Criteria used must not be discriminatory; thus, the determinants of the decision cannot be race,
gender, location, ethnicity or religious persuasion. If the loan officer is to err, the errors should
be conservative. In the long run it will cost the lender much more to handle a failed loan than to
incorrectly turn down a loan that would not have failed. This is true because lending has
asymmetric outcomes. Distributions of returns on loans exhibit negative skewness. Lowering
credit quality tends to increase the negative skewness, although if the risk is priced this may also
increase the average rate of return on the loan portfolio. Regulators impose quality standards on
lenders to help ensure they do not take on too much risk in attempting to increase the average
return on the loan portfolio.
Teaching Tip: The bank’s loan policy includes the desired portfolio of loans by category and
includes minimum credit standards such as collateral requirements and minimum ratios. Other
provisions include lending limits for certain loan officer positions, standards for grading loans,
requirements for monitoring existing loans, policies on inside loans and the documentation
required to evaluate a loan application. Many banks now use standard application forms for each
type of loan. The loan officer will be trained in the specific form the bank uses.

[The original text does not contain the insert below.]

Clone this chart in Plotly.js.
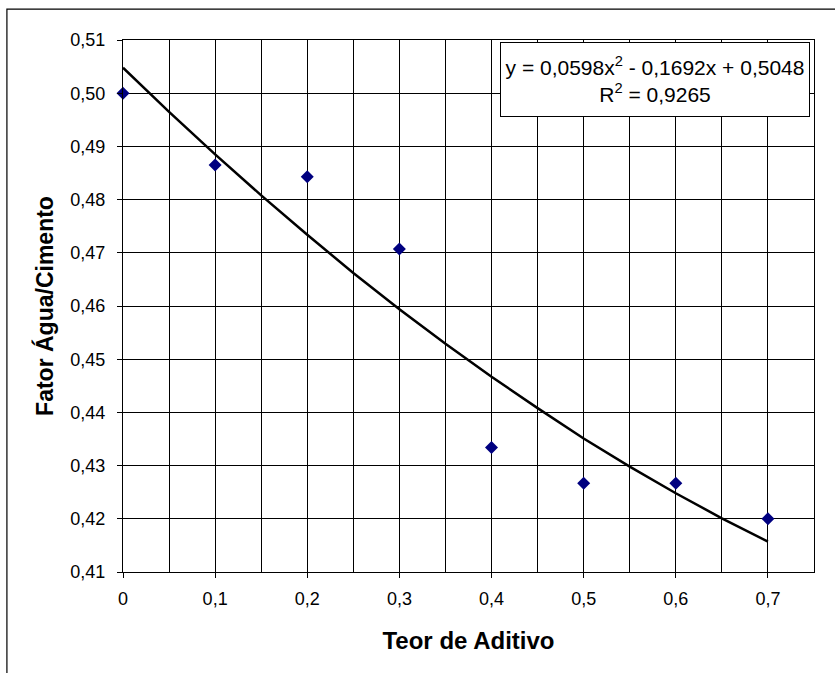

Nonperforming Loans to Total Loans All Banks 2002-2010
Date C&I Real Estate Consumer
2002 2.92 0.89 1.51
2003 2.10 0.86 1.52
2004 1.17 0.65 1.46
2005 0.75 0.70 1.20
2006 0.64 0.81 1.24
2007 0.64 1.62 1.48
2008 0.78 2.12 1.51
2009 3.57 6.69 2.12
2010 (March) 3.12 8.03 1.41
2010 (Sept) 2.77 7.67 1.92
Note the large increase in nonperforming rates on Real Estate and Consumer loans beginning in
2007. Banks with assets greater than $10 billion generally had higher rates of nonperforming
loans. Because all banks normally have about 50 to 60% of assets in loans and only about 10%
in equity, even small amounts of loan losses can quickly deplete equity.
Nonperforming loan rates have improved but remain elevated. See Text Figure 20-1. While
U.S. banks were not significantly exposed to Greek debt during the euro crisis, they were heavily
exposed to Spain, Ireland, Portugal and Italy with loans topping $120 billion in aggregate. Thus,
the euro crisis was a significant credit event for U.S. banks. The so called London whale trades
that went awry were attempts to limit credit risk exposure to the euro area and exploit credit
spread differences with U.S. corporate debt.